The Dos and Don'ts of Refactoring
Refactoring is one of those terms that shows up almost daily with engineering teams, yet for most, the definition is pretty loose. What’s more, that loose definition leads to actions that often have undesirable outcomes, delays, and arguments about how to handle the fallout. So, let me break down how I approach refactoring with engineers and teams.
Before we move too far, let me first clarify one golden rule about refactoring that the rest of this article depends on—you can only refactor when you have passing relevant tests.
Don’t - Refactor large systems at once
This is a hard-earned lesson for most engineers and groups that seems to pop up often. The situation is that large sections of the code will become hard to work in and confusing. So, someone will decide to clean it up by refactoring the code and design to clean it up.
The problem with large system refactoring is that most of the time, the work of refactoring gets untidy and doesn’t end promptly. Along these lines, there is often one large idea the group is refactoring toward, but the secondary concepts are much less obvious and wind up in similar confusing states.
You could argue this is a problem with planning, but the problem is that it is challenging to teach engineering teams to break down refactoring work in a way that ends nicely. It can be done, but it takes technical knowledge to help draw boundaries between the work items.
Do - Refactor where you work
This approach is sustainable if you have the right discipline. The idea is that as you come in to work on something, you clean up the area you’re working in. Now, it is not perfect. You often leave code in a half-finished condition because you can’t refactor the other parts unrelated to your change.
This is desirable because you get to constantly clean things up a little at a time. It doesn’t impact timelines that I’ve observed, and it doesn’t ask that any engineer or team plan a large effort.
In my observation, many teams know they need to refactor and clean up things, but when it comes down to the act of doing it, they aren’t often as skilled as they wish they were. This leads to spending a lot of effort to run in place. Or, to be more specific, they refactor hoping things get better but instead stay the same. Smaller consistent refactoring, on the other hand, allows folks to practice.
Do - Isolate third-party tools and frameworks
This is speaking more to a larger pattern, but so many applications depend entirely on third-party integrations and tools for data or functionality. In fact, many developers have adopted a working style of encountering a problem and looking for a third-party tool to solve it. While this isn’t inherently wrong, there’s an underlying issue that has long-term consequences.
If you don’t work to own your dependencies, they will own you.
I wish I could say that I’ve watched teams courageously undo decisions about tools and frameworks when they learned things needed to change. Sadly, they often say it’s impractical or impossible, and the old decisions continue to carry forward.
If you’ve ever watched a team struggle to upgrade versions of major tools, you’ll get an idea of the pain.

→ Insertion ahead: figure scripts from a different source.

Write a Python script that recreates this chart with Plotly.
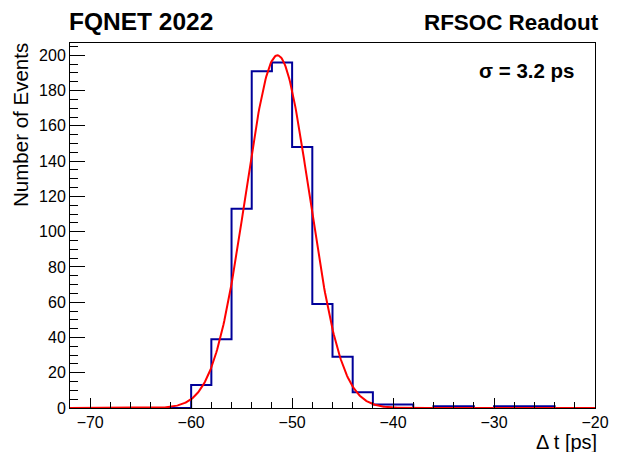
import numpy as np
import plotly.graph_objects as go

# Histogram: 2 ps bins from -72 to -20 ps
bin_start = -72.0
bin_width = 2.0
counts = [0, 0, 0, 0, 0, 0,          # -72 .. -62
          13, 39, 113, 191, 196, 148,  # -60 .. -50
          59, 29, 9, 2, 2, 0,          # -48 .. -38
          1, 1, 0, 1, 1, 1, 0, 0]      # -36 .. -22

# Gaussian fit parameters
fit_amp = 200.0
fit_mean = -51.45
fit_sigma = 3.15

x_ticks = [-70, -60, -50, -40, -30, -20]
y_ticks = [0, 20, 40, 60, 80, 100, 120, 140, 160, 180, 200]

edges = [bin_start + i * bin_width for i in range(len(counts) + 1)]
hx = edges
hy = counts + [counts[-1]]

fx = np.linspace(edges[0], edges[-1], 600)
fy = fit_amp * np.exp(-0.5 * ((fx - fit_mean) / fit_sigma) ** 2)

fig = go.Figure()
fig.add_trace(go.Scatter(x=hx, y=hy, mode="lines", line_shape="hv",
                         line=dict(color="#000099", width=2), showlegend=False))
fig.add_trace(go.Scatter(x=fx, y=fy, mode="lines",
                         line=dict(color="#ff0000", width=2), showlegend=False))

FONT = "Liberation Sans, Arial, Helvetica, sans-serif"

fig.update_layout(
    width=621, height=452, autosize=False,
    margin=dict(l=70, r=14, t=43, b=44),
    paper_bgcolor="white", plot_bgcolor="white",
    font=dict(family=FONT, color="black", size=16),
    xaxis=dict(range=[edges[0], edges[-1]], tickvals=x_ticks,
               ticktext=["\u221270", "\u221260", "\u221250", "\u221240", "\u221230", "\u221220"],
               ticks="inside", ticklen=10, tickwidth=1, tickcolor="black",
               minor=dict(ticks="inside", ticklen=6, dtick=2, tick0=-70, tickcolor="black", showgrid=False),
               showline=True, linecolor="black", linewidth=1, mirror=True,
               showgrid=False, zeroline=False, tickfont=dict(size=16)),
    yaxis=dict(range=[0, 207], tickvals=y_ticks,
               ticks="inside", ticklen=15, tickwidth=1, tickcolor="black",
               minor=dict(ticks="inside", ticklen=8, dtick=5, tick0=0, tickcolor="black", showgrid=False),
               showline=True, linecolor="black", linewidth=1, mirror=True,
               showgrid=False, zeroline=False, tickfont=dict(size=16)),
    annotations=[
        dict(text="<b>FQNET 2022</b>", x=-0.0056, y=1.0584, xref="paper", yref="paper",
             xanchor="left", yanchor="middle", showarrow=False, font=dict(size=24.5)),
        dict(text="<b>RFSOC Readout</b>", x=1.0112, y=1.056, xref="paper", yref="paper",
             xanchor="right", yanchor="middle", showarrow=False, font=dict(size=22.4)),
        dict(text="<b>\u03c3 = 3.2 ps</b>", x=0.7747, y=0.924, xref="paper", yref="paper",
             xanchor="left", yanchor="middle", showarrow=False, font=dict(size=20.5)),
        dict(text="\u0394 t [ps]", x=1.0075, y=-0.0923, xref="paper", yref="paper",
             xanchor="right", yanchor="middle", showarrow=False, font=dict(size=20)),
        dict(text="Number of Events", x=-0.0931, y=1.006, xref="paper", yref="paper",
             xanchor="center", yanchor="top", textangle=-90, showarrow=False, font=dict(size=20.5)),
    ],
)

fig.write_html("out.html",
               config={"displayModeBar": False, "responsive": False},
               post_script="document.body.style.margin='0';document.body.style.overflow='hidden';")
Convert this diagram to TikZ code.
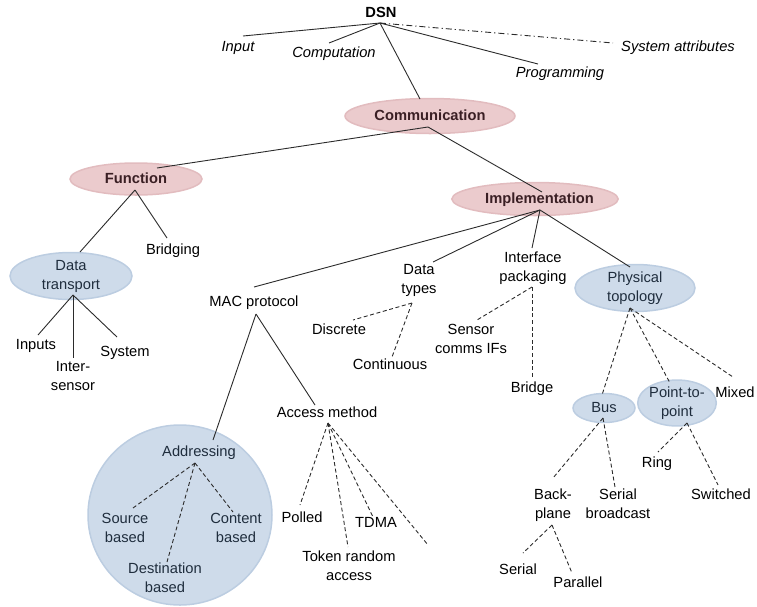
\documentclass[tikz,border=0pt]{standalone}
\usepackage{fontspec}
\setmainfont{Liberation Sans}
\usetikzlibrary{shapes.geometric}
\definecolor{pinkfill}{HTML}{EBCBCD}
\definecolor{pinkdraw}{HTML}{E2BCBF}
\definecolor{pinktext}{HTML}{3A1F24}
\definecolor{bluefill}{HTML}{CEDBEA}
\definecolor{bluedraw}{HTML}{BCCDE1}
\definecolor{bluetext}{HTML}{1F2D3D}
\definecolor{linec}{HTML}{2B2B2B}
\begin{document}
\begin{tikzpicture}[x=1pt,y=-1pt,
  every node/.style={font=\fontsize{14.7}{18.5}\selectfont, align=center, inner sep=0pt, text height=11pt, text depth=3pt},
  ml/.style={text height=29.5pt, text depth=3pt},
  itl/.style={font=\fontsize{14.7}{18.5}\selectfont\itshape},
  pinkell/.style={ellipse, fill=pinkfill, draw=pinkdraw, line width=1.5pt, font=\fontsize{14.7}{18.5}\selectfont\bfseries, text=pinktext},
  blueell/.style={ellipse, fill=bluefill, draw=bluedraw, line width=1.5pt, text=bluetext},
  solidln/.style={draw=linec, line width=0.9pt},
  dashln/.style={draw=linec, line width=0.9pt, dash pattern=on 4pt off 2.6pt},
  dotdashln/.style={draw=linec, line width=0.9pt, dash pattern=on 6pt off 3pt on 1.2pt off 3pt},
]
\useasboundingbox (0,0) rectangle (757,606);

% ---- ellipses ----
\node[pinkell, minimum width=170pt, minimum height=35pt] (comm) at (430,116) {Communication};
\node[pinkell, minimum width=132pt, minimum height=32pt] (func) at (136,179) {Function};
\node[pinkell, minimum width=152pt, minimum height=33pt] (impl) at (535,199) {\hspace*{9pt}Implementation};
\node[blueell, ml, minimum width=122pt, minimum height=47pt] (datatr) at (71,276) {Data\\transport};
\node[blueell, ml, minimum width=120pt, minimum height=47pt] (phys) at (635,288) {Physical\\topology};
\node[blueell, minimum width=62pt, minimum height=29pt] (bus) at (604,408) {Bus};
\node[blueell, ml, minimum width=77pt, minimum height=40pt] (p2p) at (677,403) {Point-to-\\point};
\node[blueell, minimum width=184pt, minimum height=180pt] (addrcirc) at (180,515) {};

% ---- text nodes ----
\node (dsn) at (381,13) {\bfseries DSN};
\node[itl] (input) at (238,47) {Input};
\node[itl] (comp) at (334,53) {Computation};
\node[itl] (prog) at (560,73) {Programming};
\node[itl] (sysattr) at (678,47) {System attributes};
\node (bridging) at (173,250) {Bridging};
\node (inputs) at (36,345) {Inputs};
\node[ml] (intersensor) at (73,377) {Inter-\\sensor};
\node (system) at (125,352) {System};
\node (mac) at (254,302) {MAC protocol};
\node[ml] (datatypes) at (419,280) {Data\\types};
\node (discrete) at (339,330) {Discrete};
\node (continuous) at (390,365) {Continuous};
\node[ml] (iface) at (533,268) {Interface\\packaging};
\node[ml] (sensor) at (471,340) {Sensor\\comms IFs};
\node (bridge) at (532,388) {Bridge};
\node (mixed) at (735,393) {Mixed};
\node[ml] (backplane) at (553,505) {Back-\\plane};
\node[ml] (serialbc) at (618,505) {Serial\\broadcast};
\node (ring) at (657,463) {Ring};
\node (switched) at (721,495) {Switched};
\node (serial) at (518,570) {Serial};
\node (parallel) at (578,583) {Parallel};
\node[text=bluetext] (addressing) at (199,452) {Addressing};
\node[ml, text=bluetext] (source) at (125,529) {Source\\based};
\node[ml, text=bluetext] (content) at (236,529) {Content\\based};
\node[ml, text=bluetext] (dest) at (165,579) {Destination\\based};
\node (access) at (327,413) {Access method};
\node (polled) at (302,518) {Polled};
\node (tdma) at (376,523) {TDMA};
\node[ml] (token) at (349,567) {Token random\\access};

% ---- junction / end coordinates ----
\coordinate (dsnj) at (380,23);
\coordinate (input-e) at (243,36);
\coordinate (comp-e) at (329,43);
\coordinate (prog-e) at (538,64);
\coordinate (sys-e) at (613,43);
\coordinate (comm-t) at (420,99);
\coordinate (commj) at (428,127);
\coordinate (func-e) at (157,168);
\coordinate (impl-e) at (542,192);
\coordinate (funcj) at (135,190);
\coordinate (datatr-e) at (80,252);
\coordinate (bridging-e) at (167,238);
\coordinate (datatrj) at (73,295);
\coordinate (inputs-e) at (38,335);
\coordinate (inter-e) at (73,358);
\coordinate (system-e) at (117,337);
\coordinate (implj) at (540,210);
\coordinate (mac-e) at (254,287);
\coordinate (dt-e) at (433,262);
\coordinate (if-e) at (532,248);
\coordinate (phys-e) at (630,267);
\coordinate (dtj) at (412,303);
\coordinate (disc-e) at (353,320);
\coordinate (cont-e) at (392,357);
\coordinate (ifj) at (532,287);
\coordinate (sens-e) at (477,320);
\coordinate (bridge-e) at (532,377);
\coordinate (physj) at (630,308);
\coordinate (bus-e) at (602,395);
\coordinate (p2p-e) at (670,383);
\coordinate (mixed-e) at (733,377);
\coordinate (busj) at (603,418);
\coordinate (bp-e) at (553,478);
\coordinate (sbc-e) at (615,487);
\coordinate (p2pj) at (687,423);
\coordinate (ring-e) at (658,452);
\coordinate (sw-e) at (718,485);
\coordinate (bpj) at (552,525);
\coordinate (serial-e) at (523,553);
\coordinate (par-e) at (572,573);
\coordinate (macj) at (256,314);
\coordinate (addr-e) at (213,440);
\coordinate (acc-e) at (315,405);
\coordinate (addrj) at (195,463);
\coordinate (src-e) at (133,508);
\coordinate (dest-e) at (167,562);
\coordinate (cont2-e) at (233,512);
\coordinate (accj) at (328,423);
\coordinate (poll-e) at (300,505);
\coordinate (tok-e) at (348,547);
\coordinate (tdma-e) at (373,517);
\coordinate (extra-e) at (428,545);

% ---- connectors ----
\draw[solidln] (dsnj) -- (input-e);
\draw[solidln] (dsnj) -- (comp-e);
\draw[solidln] (dsnj) -- (prog-e);
\draw[dotdashln] (dsnj) -- (sys-e);
\draw[solidln] (dsnj) -- (comm-t);
\draw[solidln] (commj) -- (func-e);
\draw[solidln] (commj) -- (impl-e);
\draw[solidln] (funcj) -- (datatr-e);
\draw[solidln] (funcj) -- (bridging-e);
\draw[solidln] (datatrj) -- (inputs-e);
\draw[solidln] (datatrj) -- (inter-e);
\draw[solidln] (datatrj) -- (system-e);
\draw[solidln] (implj) -- (mac-e);
\draw[solidln] (implj) -- (dt-e);
\draw[solidln] (implj) -- (if-e);
\draw[solidln] (implj) -- (phys-e);
\draw[dashln] (dtj) -- (disc-e);
\draw[dashln] (dtj) -- (cont-e);
\draw[dashln] (ifj) -- (sens-e);
\draw[dashln] (ifj) -- (bridge-e);
\draw[dashln] (physj) -- (bus-e);
\draw[dashln] (physj) -- (p2p-e);
\draw[dashln] (physj) -- (mixed-e);
\draw[dashln] (busj) -- (bp-e);
\draw[dashln] (busj) -- (sbc-e);
\draw[dashln] (p2pj) -- (ring-e);
\draw[dashln] (p2pj) -- (sw-e);
\draw[dashln] (bpj) -- (serial-e);
\draw[dashln] (bpj) -- (par-e);
\draw[solidln] (macj) -- (addr-e);
\draw[solidln] (macj) -- (acc-e);
\draw[dashln] (addrj) -- (src-e);
\draw[dashln] (addrj) -- (dest-e);
\draw[dashln] (addrj) -- (cont2-e);
\draw[dashln] (accj) -- (poll-e);
\draw[dashln] (accj) -- (tok-e);
\draw[dashln] (accj) -- (tdma-e);
\draw[dashln] (accj) -- (extra-e);
\end{tikzpicture}
\end{document}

Now, what I’m suggesting here is hard to imagine, but in essence, you want to keep the third-party tools and frameworks isolated by adapter code so your business code operates without needing them. This allows you to have incredibly high confidence in your code through testing and instrumentation and makes the tools easier to change, upgrade, and instrument as well.
To learn more, look up ports and adapters or hexagonal architecture.
Bottom line - Refactor safely and often
Too many groups have been burned by large, messy refactoring, and they are too shy to try more. Also, the pressure to deliver quickly stunts the skill set required to refactor to create better designs. The remedy, in my mind, is to do more of it in smaller, consistent steps. I’m not going to say I have all the answers here or that my design sense is perfect, but I have worked with enough developers to know they often struggle with basic refactoring moves and tend to see the code as an all-or-nothing design.
Regular practice diminishes the effort and shines a light on more and more opportunities.